British director Ben Wheatley returns with Free Fire, his sixth feature film and probably his most high profile to date.

The cast includes Brie Larson, the Oscar-winning star of Room, District 9’s Sharlto Copley, and Batman Begins and Peaky Blinders star Cillian Murphy, while the list of executive producers is headed by Hollywood legend Martin Scorsese.

Despite a cast list spanning three continents, a production team with a distinctly Hollywood flavour, and a premise that is undeniably American – an arms deal in a disused factory goes wrong and carnage ensues – Wheatley has made the movie equivalent of that most English of condiments, Marmite: in other words, you will either love it or hate it. This was clear from our conversations with audience members at the movie’s regional premiere at Diff on December 11.

It is understandable why some viewers might not be impressed. There is nothing remotely original about this film – the word “derivative” could have been invented for it. Imagine if the climactic stand-off from Quentin Tarantino’s breakout Reservoir Dogs had been stretched out for 90 minutes and scripted by the writers of TV comedy Little Britain, and you basically have Free Fire in a nutshell.

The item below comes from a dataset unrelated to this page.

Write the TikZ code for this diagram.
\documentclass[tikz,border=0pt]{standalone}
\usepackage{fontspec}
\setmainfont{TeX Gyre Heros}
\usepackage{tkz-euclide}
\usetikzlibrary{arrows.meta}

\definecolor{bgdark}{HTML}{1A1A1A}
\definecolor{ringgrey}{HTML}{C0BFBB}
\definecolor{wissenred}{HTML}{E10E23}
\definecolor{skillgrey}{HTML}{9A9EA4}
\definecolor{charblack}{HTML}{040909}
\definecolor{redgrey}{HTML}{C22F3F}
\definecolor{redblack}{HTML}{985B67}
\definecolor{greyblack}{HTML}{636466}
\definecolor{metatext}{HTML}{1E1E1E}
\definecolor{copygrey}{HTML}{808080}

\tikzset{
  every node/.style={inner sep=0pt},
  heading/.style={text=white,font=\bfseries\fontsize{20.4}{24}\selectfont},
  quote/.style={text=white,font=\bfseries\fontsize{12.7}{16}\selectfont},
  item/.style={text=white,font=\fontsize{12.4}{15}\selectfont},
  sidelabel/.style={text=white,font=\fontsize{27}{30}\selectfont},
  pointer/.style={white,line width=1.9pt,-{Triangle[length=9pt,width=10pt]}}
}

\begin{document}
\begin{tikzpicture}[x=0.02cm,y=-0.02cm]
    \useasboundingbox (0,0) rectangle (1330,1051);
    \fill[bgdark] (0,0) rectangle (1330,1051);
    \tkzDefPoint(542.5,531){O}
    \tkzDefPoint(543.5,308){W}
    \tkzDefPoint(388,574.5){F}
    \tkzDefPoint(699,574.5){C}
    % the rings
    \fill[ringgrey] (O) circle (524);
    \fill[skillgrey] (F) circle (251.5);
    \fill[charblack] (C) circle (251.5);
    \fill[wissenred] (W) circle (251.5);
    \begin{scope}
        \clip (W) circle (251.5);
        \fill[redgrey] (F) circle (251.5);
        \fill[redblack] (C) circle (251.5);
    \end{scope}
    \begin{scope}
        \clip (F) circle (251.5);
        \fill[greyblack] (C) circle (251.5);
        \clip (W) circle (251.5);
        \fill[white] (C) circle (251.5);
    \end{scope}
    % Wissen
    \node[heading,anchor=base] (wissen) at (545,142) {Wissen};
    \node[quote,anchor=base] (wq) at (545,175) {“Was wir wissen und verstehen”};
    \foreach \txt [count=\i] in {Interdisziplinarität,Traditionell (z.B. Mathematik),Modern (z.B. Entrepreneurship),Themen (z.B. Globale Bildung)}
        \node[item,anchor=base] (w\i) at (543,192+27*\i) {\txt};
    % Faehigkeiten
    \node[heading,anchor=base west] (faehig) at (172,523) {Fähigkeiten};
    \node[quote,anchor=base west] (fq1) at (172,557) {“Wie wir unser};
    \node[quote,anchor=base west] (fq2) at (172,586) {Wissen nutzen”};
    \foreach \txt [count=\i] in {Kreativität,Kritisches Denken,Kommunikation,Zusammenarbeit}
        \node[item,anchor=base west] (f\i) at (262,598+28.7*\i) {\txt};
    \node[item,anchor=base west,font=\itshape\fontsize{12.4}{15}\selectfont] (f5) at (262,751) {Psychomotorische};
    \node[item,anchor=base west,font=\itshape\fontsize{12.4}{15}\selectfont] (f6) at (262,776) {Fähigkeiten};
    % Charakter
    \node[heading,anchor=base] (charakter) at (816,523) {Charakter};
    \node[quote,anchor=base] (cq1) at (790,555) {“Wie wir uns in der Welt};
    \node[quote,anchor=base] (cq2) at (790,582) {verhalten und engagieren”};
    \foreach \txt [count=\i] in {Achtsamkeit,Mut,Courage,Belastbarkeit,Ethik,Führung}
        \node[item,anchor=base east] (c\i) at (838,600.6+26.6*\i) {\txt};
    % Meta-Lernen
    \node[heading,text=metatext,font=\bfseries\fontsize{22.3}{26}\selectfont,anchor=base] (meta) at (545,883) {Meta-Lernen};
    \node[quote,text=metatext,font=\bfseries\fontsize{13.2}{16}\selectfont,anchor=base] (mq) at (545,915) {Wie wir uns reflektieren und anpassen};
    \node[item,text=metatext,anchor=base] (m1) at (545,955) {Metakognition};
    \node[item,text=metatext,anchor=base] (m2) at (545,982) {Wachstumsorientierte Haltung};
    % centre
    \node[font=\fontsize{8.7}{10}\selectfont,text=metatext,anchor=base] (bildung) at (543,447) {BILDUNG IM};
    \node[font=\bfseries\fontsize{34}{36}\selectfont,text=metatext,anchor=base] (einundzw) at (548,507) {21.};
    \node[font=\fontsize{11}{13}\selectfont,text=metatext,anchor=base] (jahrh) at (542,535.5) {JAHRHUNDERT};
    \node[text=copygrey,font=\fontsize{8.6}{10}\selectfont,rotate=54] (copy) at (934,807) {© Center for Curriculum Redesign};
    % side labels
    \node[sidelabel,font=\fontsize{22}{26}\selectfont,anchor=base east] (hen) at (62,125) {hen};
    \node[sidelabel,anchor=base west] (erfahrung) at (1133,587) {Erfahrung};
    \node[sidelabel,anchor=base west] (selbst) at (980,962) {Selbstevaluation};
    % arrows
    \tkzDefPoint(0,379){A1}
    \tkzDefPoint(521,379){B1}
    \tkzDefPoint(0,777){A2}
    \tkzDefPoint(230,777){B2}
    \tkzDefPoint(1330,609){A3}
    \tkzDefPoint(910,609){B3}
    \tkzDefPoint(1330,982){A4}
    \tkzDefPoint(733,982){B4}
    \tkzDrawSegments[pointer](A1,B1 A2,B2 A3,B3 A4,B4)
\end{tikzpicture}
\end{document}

It is a solid hour and a half of non-stop gunfire, explosions and bloodshed. It should be terrible. However, the always on-point husband-and-wife writing team of Wheatley and Amy Jump, somehow successfully elevate the movie from dumb action territory into the realms of high comedy amid the blood and guts.

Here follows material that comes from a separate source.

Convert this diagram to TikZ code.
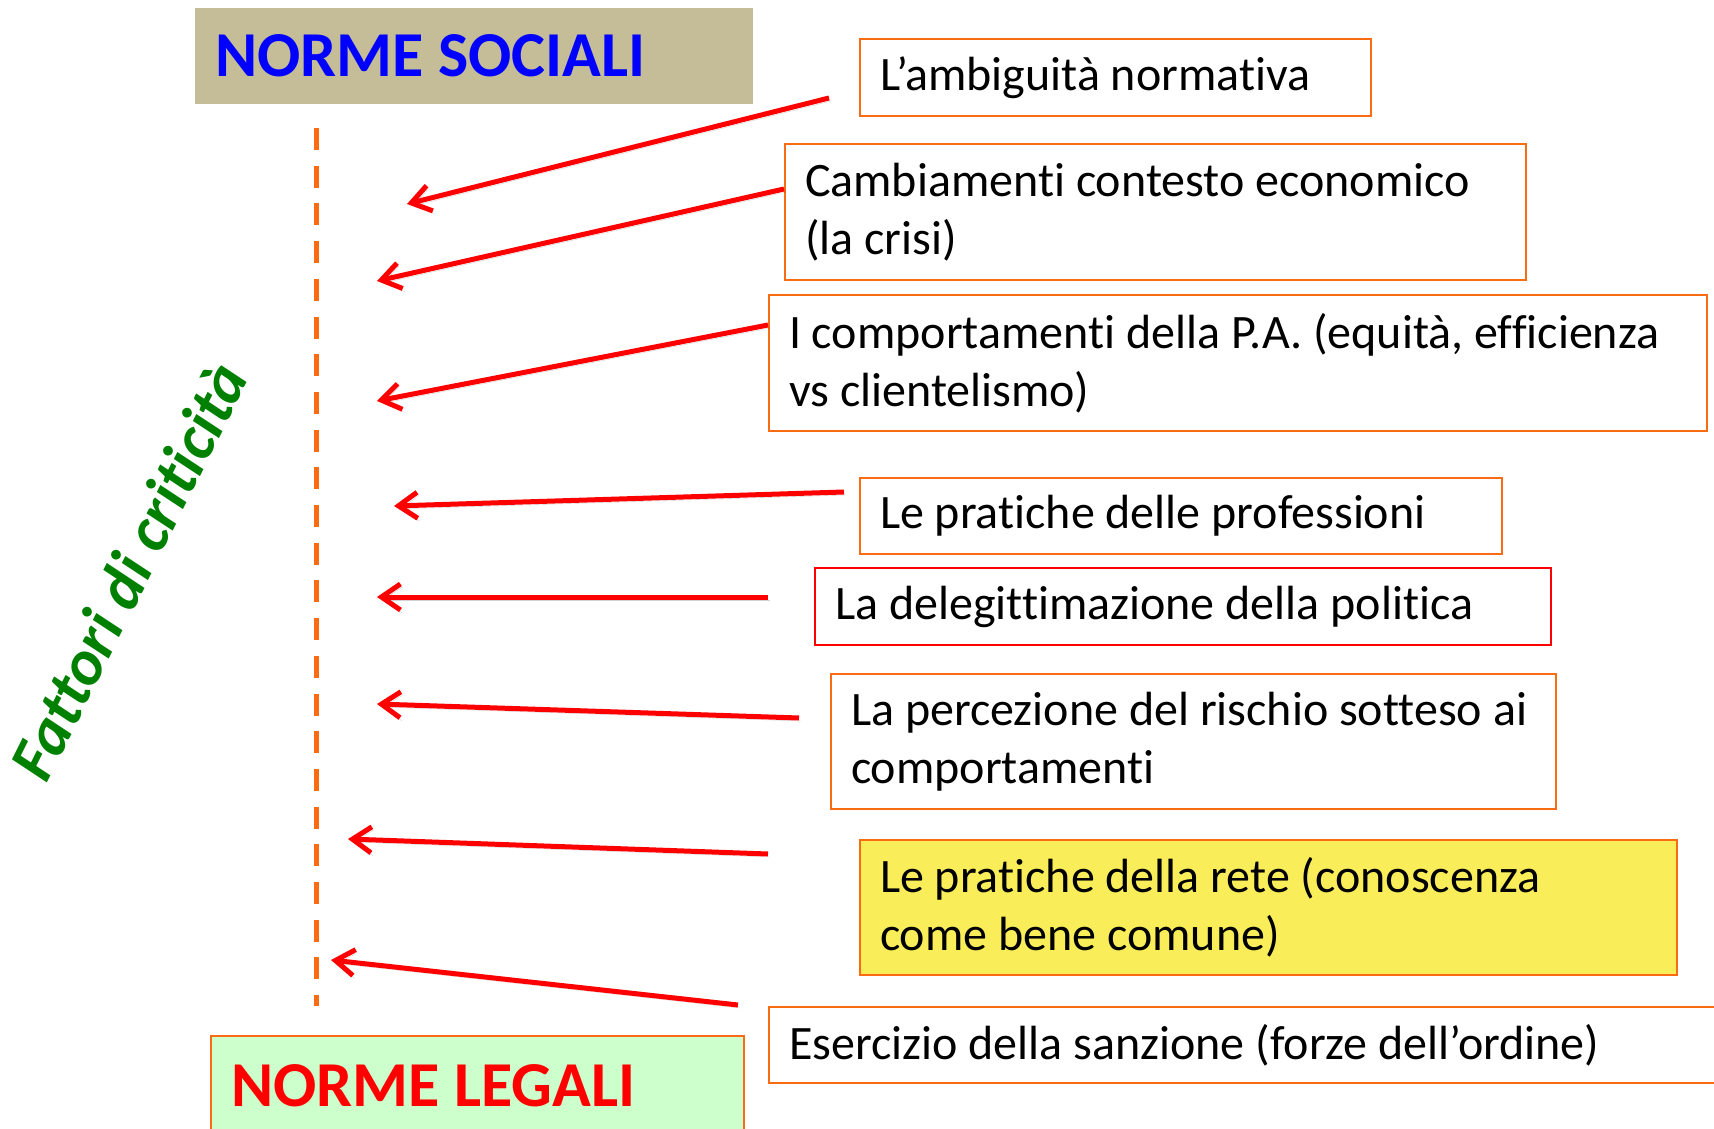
\documentclass[tikz,border=0pt]{standalone}
\usepackage{fontspec}
\setmainfont{Carlito}[Ligatures=NoCommon]
\usetikzlibrary{arrows.meta}
\definecolor{arancio}{RGB}{250,108,20}
\definecolor{rosso}{RGB}{255,0,0}
\definecolor{sabbia}{RGB}{196,189,151}
\definecolor{verdino}{RGB}{204,255,204}
\definecolor{giallo}{RGB}{250,237,90}
\definecolor{verde}{RGB}{0,128,0}
\definecolor{blu}{RGB}{0,0,255}

\tikzset{
  fattore/.style={draw=arancio, line width=2pt, fill=white, anchor=north west, align=left,
    inner xsep=20pt, inner ysep=0pt, font=\fontsize{48}{58}\selectfont,
    execute at begin node={\spaceskip=0pt\xspaceskip=0pt}},
  titolo/.style={anchor=north west, align=left, inner xsep=20pt, inner ysep=0pt,
    font=\fontsize{64}{76}\selectfont\bfseries,
    execute at begin node={\spaceskip=0pt\xspaceskip=0pt}},
  freccia/.style={draw=rosso, line width=5pt, -{Straight Barb[length=19pt,width=26pt]},
    preaction={draw=black, opacity=.18, transform canvas={xshift=2pt,yshift=-3pt}}},
  asse/.style={draw=arancio, line width=5pt, dash pattern=on 22pt off 15.7pt}
}

\begin{document}
\begin{tikzpicture}[x=1pt,y=-1pt]
  \useasboundingbox (0,0) rectangle (1714,1129);
  \clip (0,0) rectangle (1714,1129);

  % poli della scala
  \node[titolo, fill=sabbia, text=blu, text width=518pt, minimum height=96pt] (sociali) at (195,8) {NORME SOCIALI};
  \node[titolo, fill=verdino, draw=arancio, line width=2pt, text=rosso, text width=493pt, minimum height=100pt] (legali) at (210,1035) {NORME LEGALI};

  % asse tratteggiato
  \coordinate (asseA) at (316,128);
  \coordinate (asseB) at (316,1006);
  \draw[asse] (asseA) -- (asseB);

  \node[rotate=63.5, anchor=base, text=verde, font=\fontsize{64}{76}\selectfont\bfseries\itshape] (fattori) at (148,581) {Fattori di criticità};

  % fattori
  \node[fattore, text width=471pt, minimum height=77pt] (ambiguita) at (859,38) {L’ambiguità normativa};
  \node[fattore, text width=701pt, minimum height=136pt] (contesto) at (784,143) {Cambiamenti contesto economico\\(la crisi)};
  \node[fattore, text width=898pt, minimum height=136pt] (pa) at (768,294) {I comportamenti della P.A. (equità, efficienza\\vs clientelismo)};
  \node[fattore, text width=602pt, minimum height=76pt] (professioni) at (859,477) {Le pratiche delle professioni};
  \node[fattore, draw=rosso, text width=696pt, minimum height=77pt] (politica) at (814,567) {La delegittimazione della politica};
  \node[fattore, text width=685pt, minimum height=135pt] (rischio) at (830,673) {La percezione del rischio sotteso ai\\comportamenti};
  \node[fattore, fill=giallo, text width=777pt, minimum height=135pt] (rete) at (859,839) {Le pratiche della rete (conoscenza\\come bene comune)};
  \node[fattore, text width=960pt, minimum height=76pt] (sanzione) at (768,1006) {Esercizio della sanzione (forze dell’ordine)};

  % punte delle frecce
  \coordinate (p1) at (407,204);
  \coordinate (p2) at (377,281);
  \coordinate (p3) at (377,401);
  \coordinate (p4) at (394,506);
  \coordinate (p5) at (377,597);
  \coordinate (p6) at (377,704);
  \coordinate (p7) at (348,839);
  \coordinate (p8) at (331,960);

  \draw[freccia] ([xshift=-30pt,yshift=-60pt]ambiguita.north west) -- (p1);
  \draw[freccia] ([yshift=-46pt]contesto.north west) -- (p2);
  \draw[freccia] ([yshift=-31pt]pa.north west) -- (p3);
  \draw[freccia] ([xshift=-15pt,yshift=-15pt]professioni.north west) -- (p4);
  \draw[freccia] ([xshift=-46pt,yshift=-30pt]politica.north west) -- (p5);
  \draw[freccia] ([xshift=-31pt,yshift=-45pt]rischio.north west) -- (p6);
  \draw[freccia] ([xshift=-91pt,yshift=-15pt]rete.north west) -- (p7);
  \draw[freccia] ([xshift=-30pt,yshift=1pt]sanzione.north west) -- (p8);
\end{tikzpicture}
\end{document}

Most of the film takes place in a single location, the factory, but thanks to Wheatley’s long, continuous, sweeping shots, and the performances – in particular Copley’s retro-suited South African would-be Al Capone, Vern, and Michael Smiley’s recovering alcoholic Irish thug, Frank – the whole thing seem somehow much more expansive than a simple, confined-space shoot-out.

It is not uncommon in heist movies for the gang to have one useless member – almost everybody is a contender for the most incompetent gangster – they are the “Keystone Criminals”.

The film is loud, fast-moving, and utterly ludicrous on the surface, but let the sheer ridiculousness wash over you and you will be in for one of the most entertaining hour and a halfs you are likely to spend in a cinema.